Sarah felt the hairs bristle on the back of her neck. She, at first hesitantly, then eagerly, looked beside her. She saw nothing.
The medium sensed her doubt. He convinced Sarah by describing what her husband looked like. Then he said, "William has a message for you."
"What is it?" Sarah whispered.
"The message is that your husband and child died because of a curse on your family. The ghosts of all those who have been killed by Winchester rifles have taken revenge on you," said the medium.
So the powerful weapon had brought death upon its maker and his child. Now even his widow was threatened.
"You must build a house," the medium instructed. "It must be a mansion large enough to hold all the spirits of the dead killed by the Winchester rifle. But it should not be here in Connecticut. You will be shown the place, and you will be told how to build it. As long as you are building this house, you will live. When you stop building it, you will die."
Sarah sat in a state of shock. She didn't want to believe what she had heard. But yet-what if it were true? It did seem that her family had experienced its share of bad luck. Did a curse seem that far-fetched?
But how can I be expected to build a house for all the spirits of the dead killed by the Winchester rifle? She thought. Hundreds were killed-no, surely there must have been thousands. How could I hope to house them all, to please them all, and to escape their fury?
The medium once again sensed Sarah's anxiety.
"Your husband will guide you," he said. "He will tell you exactly where to build."
So Sarah went home and waited for further instructions. But she wondered how those instructions would get to her. Would William leave a note? Would he send a messenger? Or would he appear himself, right in front of her face?
One day Sarah had a sudden urge to move to California. Taking this as a sign from her husband, she sold her house in New Haven and traveled alone across the country. In the Santa Clara Valley of California, just south of San Francisco, she found what she was looking for.
In the town of San Jose, Sarah saw a large house under construction. Her dead husband's voice told her that this was the place she must build. The original plan called for 17 rooms, but the house would eventually have many more rooms than that. Sarah bought the house and land from its owner, then started giving new instructions to the builder.
Her fortune allowed her to do whatever she wanted. According to the medium's instructions, someone had to be kept working 24 hours a day, every day of the year. She hired as many carpenters and other workers as she needed to keep the work going in shifts. The nonstop building went on for 36 years. The house changed constantly as Sarah had rooms built, then torn down to make way for new rooms. She had a tall hedge put around the property to hide the strange activity from those who passed by.
She built a small, windowless room in which she held her own séances. Meeting there with her ghosts, she became convinced that good spirits were present as well as the evil ones that still wanted revenge. She had a bell tower put up, and every night a bell summoned the spirits at midnight. At 2 a.m. the bell rang again, signaling that the séance was over. And each night, Sarah emerged from her hidden room with new plans for the next day's construction.

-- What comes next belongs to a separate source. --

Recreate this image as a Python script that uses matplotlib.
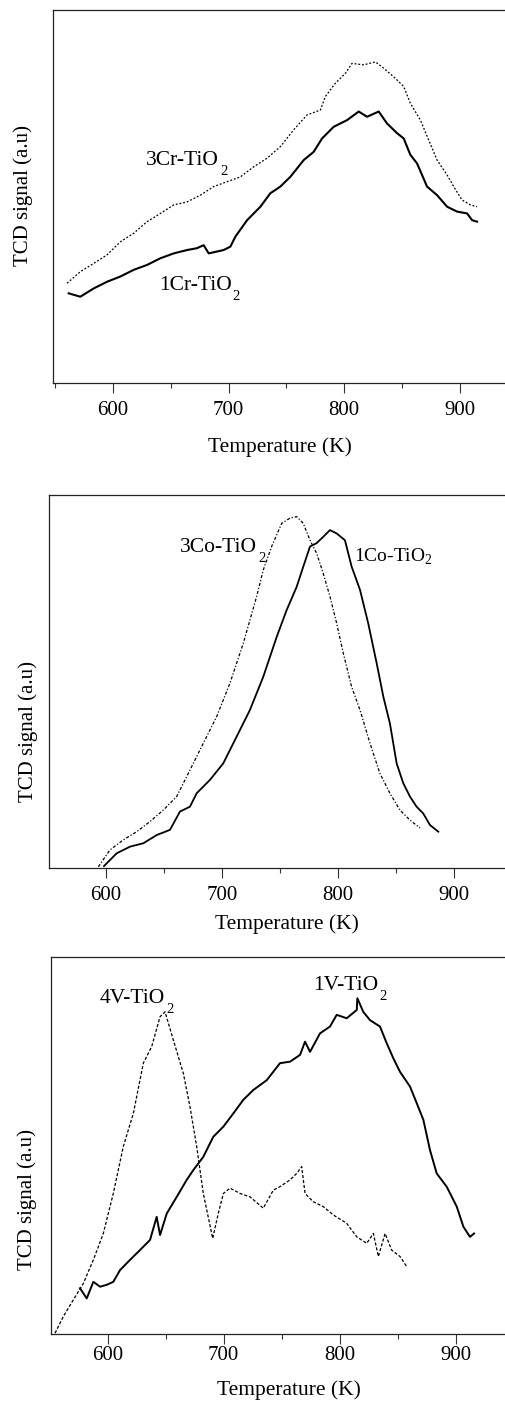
import numpy as np
import matplotlib
matplotlib.use("Agg")
import matplotlib.pyplot as plt
from matplotlib.ticker import MultipleLocator

plt.rcParams['font.family'] = ['Liberation Serif', 'DejaVu Serif']
plt.rcParams['mathtext.fontset'] = 'custom'
plt.rcParams['mathtext.rm'] = 'Liberation Serif'

# ---- panel 1 : Cr ----
t_1cr = [561.6, 571.7, 583.2, 594.8, 606.3, 617.9, 629.4, 641.0, 652.5, 664.1, 672.7, 678.4,
         682.8, 690.0, 695.7, 701.5, 705.9, 716.0, 727.5, 736.1, 744.8, 753.4, 765.0, 773.6,
         780.9, 790.9, 802.5, 812.6, 819.8, 829.9, 837.1, 845.8, 851.5, 857.3, 863.1, 871.7,
         880.4, 889.1, 897.7, 906.4, 910.7, 915.0]
s_1cr = [24.1, 23.2, 25.4, 27.2, 28.6, 30.4, 31.7, 33.5, 34.8, 35.7, 36.2, 37.0,
         34.8, 35.3, 35.7, 36.6, 39.3, 43.7, 47.3, 50.9, 52.7, 55.3, 59.8, 62.0,
         65.6, 68.7, 70.5, 72.8, 71.4, 72.8, 69.6, 67.0, 65.6, 61.2, 58.9, 52.7,
         50.4, 47.3, 46.0, 45.5, 43.7, 43.3]

t_3cr = [560.2, 571.7, 583.2, 594.8, 606.3, 617.9, 629.4, 641.0, 652.5, 664.1, 675.6, 687.1,
         698.7, 710.2, 721.7, 733.3, 744.8, 756.3, 767.9, 779.4, 783.7, 792.4, 801.0, 806.8,
         816.9, 827.0, 834.2, 844.3, 851.5, 857.3, 866.0, 873.1, 880.4, 889.1, 894.8, 902.0,
         909.2, 915.0]
s_3cr = [26.8, 29.9, 32.1, 34.4, 37.9, 40.2, 43.3, 45.5, 47.8, 48.6, 50.4, 52.7,
         54.0, 55.3, 58.0, 60.3, 63.4, 67.9, 71.9, 73.2, 76.8, 80.4, 83.0, 85.7,
         85.3, 86.1, 84.4, 81.7, 79.5, 75.0, 70.5, 65.2, 59.8, 55.8, 52.7, 49.1,
         47.8, 47.3]

# ---- panel 2 : Co ----
t_1co = [598.3, 609.2, 620.7, 632.2, 643.7, 655.2, 663.8, 672.4, 678.2, 689.7, 701.1, 712.7,
         724.1, 735.6, 747.2, 755.8, 764.4, 770.1, 775.9, 781.6, 787.3, 793.1, 798.9, 806.0,
         811.8, 819.0, 826.1, 833.4, 839.1, 844.8, 850.6, 856.3, 862.1, 867.8, 873.5, 879.3,
         886.5]
s_1co = [0.6, 4.0, 5.8, 6.7, 8.9, 10.3, 15.2, 16.5, 20.1, 23.7, 28.1, 35.3,
         42.4, 51.3, 62.0, 69.2, 75.4, 80.8, 86.2, 87.1, 88.8, 90.6, 89.7, 87.9,
         80.8, 74.6, 65.6, 54.9, 46.0, 38.8, 28.1, 22.8, 19.2, 16.5, 14.7, 11.6,
         9.8]

t_3co = [593.4, 603.4, 614.9, 626.5, 637.9, 649.4, 660.9, 672.4, 683.9, 695.4, 706.9, 718.4,
         724.1, 729.9, 735.6, 742.8, 751.5, 758.6, 764.4, 770.1, 775.9, 781.6, 787.3, 793.1,
         798.9, 804.6, 811.8, 819.0, 827.6, 836.2, 844.8, 853.4, 862.1, 870.7]
s_3co = [0.4, 4.9, 7.6, 9.8, 12.5, 15.6, 19.2, 26.3, 33.5, 40.6, 49.6, 60.3,
         66.5, 72.8, 79.9, 86.2, 92.4, 93.8, 94.2, 92.4, 87.9, 84.4, 79.0, 72.8,
         65.6, 57.6, 48.6, 42.4, 33.5, 25.4, 20.1, 15.6, 12.9, 10.8]

# ---- panel 3 : V ----
t_1v = [576.1, 581.9, 587.6, 593.4, 599.1, 604.8, 610.6, 619.2, 627.8, 636.5, 642.2, 645.1,
        650.9, 659.5, 668.1, 673.8, 682.4, 691.0, 699.7, 708.3, 716.9, 725.5, 737.1, 748.5,
        757.2, 765.8, 770.1, 774.4, 783.0, 791.6, 797.4, 806.0, 814.7, 815.2, 820.3, 826.1,
        834.7, 840.5, 846.2, 852.0, 860.6, 866.4, 872.1, 877.8, 883.6, 892.2, 900.9, 906.6,
        912.3, 915.8]
s_1v = [12.2, 9.5, 13.9, 12.6, 13.1, 13.9, 17.0, 19.7, 22.3, 25.0, 31.1, 26.3,
        32.0, 36.4, 40.9, 43.5, 47.0, 52.3, 55.0, 58.5, 62.1, 64.7, 67.3, 71.8,
        72.2, 74.0, 77.5, 74.8, 79.7, 81.5, 84.6, 83.7, 85.9, 89.0, 85.4, 83.2,
        81.5, 77.1, 73.1, 69.5, 65.6, 61.2, 56.8, 48.8, 42.6, 39.1, 33.8, 28.5,
        25.8, 26.7]

t_4v = [554.6, 561.7, 570.3, 579.0, 587.6, 596.2, 604.8, 613.4, 622.1, 630.7, 637.9, 645.1,
        649.4, 656.6, 665.2, 670.9, 676.7, 682.4, 690.5, 695.3, 699.7, 705.4, 714.1, 722.7,
        734.1, 742.8, 748.5, 757.2, 762.9, 767.2, 770.1, 777.2, 785.9, 794.5, 806.0, 814.7,
        823.3, 829.0, 833.3, 839.1, 844.8, 852.0, 857.8]
s_4v = [0.3, 4.7, 9.1, 13.5, 19.7, 26.7, 37.3, 49.7, 58.5, 71.8, 76.2, 84.1,
        85.4, 77.9, 69.1, 60.3, 49.7, 37.3, 25.4, 32.0, 37.3, 38.7, 37.3, 36.4,
        33.4, 38.2, 39.1, 40.9, 42.6, 44.4, 37.3, 35.1, 33.8, 31.6, 29.4, 25.8,
        24.1, 26.7, 20.6, 26.7, 22.3, 20.6, 17.9]

W, H = 505, 1401
fig = plt.figure(figsize=(W / 100, H / 100), dpi=100)


def make_axes(left_px, top_px, bottom_px, xmin, px_per_k, xmax=960):
    # axes placed in pixel units, right side runs off the figure like the scan
    width = (xmax - xmin) * px_per_k
    ax = fig.add_axes([left_px / W, (H - bottom_px) / H, width / W, (bottom_px - top_px) / H])
    ax.set_xlim(xmin, xmax)
    ax.set_ylim(0, 100)
    ax.set_yticks([])
    ax.xaxis.set_major_locator(MultipleLocator(100))
    ax.xaxis.set_minor_locator(MultipleLocator(50))
    ax.tick_params(axis='x', which='major', direction='out', length=7, width=0.8,
                   labelsize=15, pad=6, color='#333333')
    ax.tick_params(axis='x', which='minor', direction='out', length=3.5, width=0.8,
                   color='#333333')
    for sp in ax.spines.values():
        sp.set_linewidth(0.9)
        sp.set_color('#222222')
    return ax


def label(ax, x, y, s, size=15.5):
    # the scan sets the "2" well below the baseline, not as a tight subscript
    t = ax.text(x, y, s, fontsize=size, va='baseline')
    ax.annotate('2', xy=(1, 0), xycoords=t, xytext=(1, -3.5), textcoords='offset points',
                fontsize=10.5, va='baseline')


ax1 = make_axes(53.3, 10, 383.3, 548.3, 1.1556)
ax1.plot(t_1cr, s_1cr, color='black', lw=1.5)
ax1.plot(t_3cr, s_3cr, color='black', lw=0.9, dashes=(1.5, 1.5))
label(ax1, 628.6, 58.5, '3Cr-TiO')
label(ax1, 639.5, 25.0, '1Cr-TiO')

ax2 = make_axes(49, 495, 868.3, 550.9, 1.16)
ax2.plot(t_1co, s_1co, color='black', lw=1.3)
ax2.plot(t_3co, s_3co, color='black', lw=0.9, dashes=(2.5, 1.5, 1, 1.5))
label(ax2, 663.8, 84.8, '3Co-TiO')
ax2.text(813.8, 82.1, r'1Co-TiO$_\mathregular{2}$', fontsize=14)

ax3 = make_axes(51, 956.7, 1334.3, 551.1, 1.16)
ax3.plot(t_1v, s_1v, color='black', lw=1.4)
ax3.plot(t_4v, s_4v, color='black', lw=0.9, dashes=(2.5, 1.5))
label(ax3, 593.4, 87.7, '4V-TiO')
label(ax3, 777.2, 91.2, '1V-TiO')
ax3.tick_params(axis='x', which='major', pad=1.5)

# axis titles, placed where the scan has them
for x, y in [(23, 196), (28, 731), (27, 1199)]:
    fig.text(x / W, (H - y) / H, 'TCD signal (a.u)', rotation=90, fontsize=15,
             ha='center', va='center')
for x, y in [(280, 447), (287, 924), (289, 1390)]:
    fig.text(x / W, (H - y) / H, 'Temperature (K)', fontsize=15.5, ha='center', va='center')

fig.savefig('out.png', dpi=100)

The house that Sarah built grew year by year. By 1906, the house was seven stories tall. That year, the San Francisco earthquake damaged some of the rooms. Sarah was rescued from the house, but she was convinced that the evil ghosts had finally caught up with her. She had 30 rooms boarded up for good, including the one she had been sleeping in when the quake struck.

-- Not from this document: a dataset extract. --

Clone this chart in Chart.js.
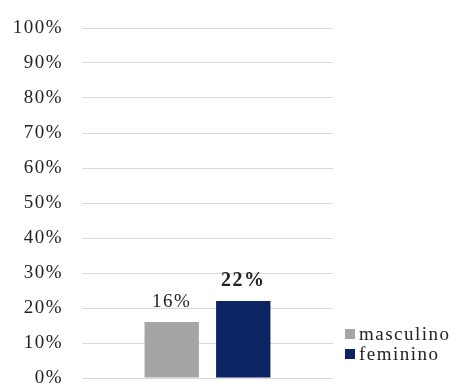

Then she continued building, and she never stopped as long as she lived. Perhaps the house is so odd because she had to keep building for so long. But perhaps it was meant to be a puzzle or even a trap for ghosts.
The house does seem to have been designed to confuse someone or something. It has a multitude of staircases and hallways, secret passageways, and hidden rooms. Some windows don't lead outside, some doors lead to a blank wall, and other doors open to a sheer drop outside an upper floor. Some rooms were constructed around other rooms, while other rooms grew crazily into entire wings. The roof is a jumble of towers, turrets, and cupolas.
Some stairways go up or down to dead ends. In other cases, rooms can be reached by taking one flight of stairs down and another back up. One stairway has 44 steps but only goes up ten feet to the next floor. Other stairs and some chimneys end halfway up a wall. There are three elevators, but one only goes up one floor.
It is said that Sarah knew the house well. She used the secret ways to slip from room to room. She slept in a different bedroom every night so the ghosts couldn't find her. And she only entered her hidden séance room when she felt sure that the angry ghosts had lost her trail.
At some point, Sarah must have become convinced that the number 13 would protect her. She built rooms with 13 windows, stairways with 13 steps, and 13 bathrooms in the house. She even ordered chandeliers made with 13 lights.
She often held lavish banquets for 12 guests, making a total of 13 at the table. Although the food was real and quite excellent, Sarah was the only visible guest.
In one sense, Sarah lived in the house alone. But of course there were servants, as well as the constant parade of workers. Perhaps she also had occasional visitors. According to some stories, President Theodore Roosevelt visited Sarah – according to others, she turned him away. Others say that the magician Harry Houdini visited her.
After a midnight séance in 1922, Sarah Winchester died in her sleep at the age of 83. When it was found that her bank account had dwindled away, rumors started that a fortune was hidden somewhere in the house. The treasure was said to include jewelry and a solid gold dinner service that Sarah had used to entertain ghosts. No such things were ever found.
Sarah stated in her will that her ghostly guests must always be welcome in the house. And it seems that they probably are. Visitors, employees, and especially visiting psychics often experience strange noises and sights – footsteps, banging doors or windows, voices, strange breathing, cold spots, moving lights, and doorknobs that turn by themselves. Lights go on and off by themselves; organ music plays without an organ. Even the smells of cooking come from an unused kitchen.
Some visitors have had visions of a couple dressed as servants, visions of workers, and even visions of Sarah herself. Some claim to have taken photographs of Sarah. During one séance, a psychic seemed to age and take on Sarah's physical appearance.
So perhaps Sarah herself still haunts her remarkable house. If so, let's hope she no longer has to flee the terrible spirits that haunted her life. Most likely she doesn't, since now she seems to delight in entertaining her human visitors. It is said that she is a gentle spirit and that no one need fear her.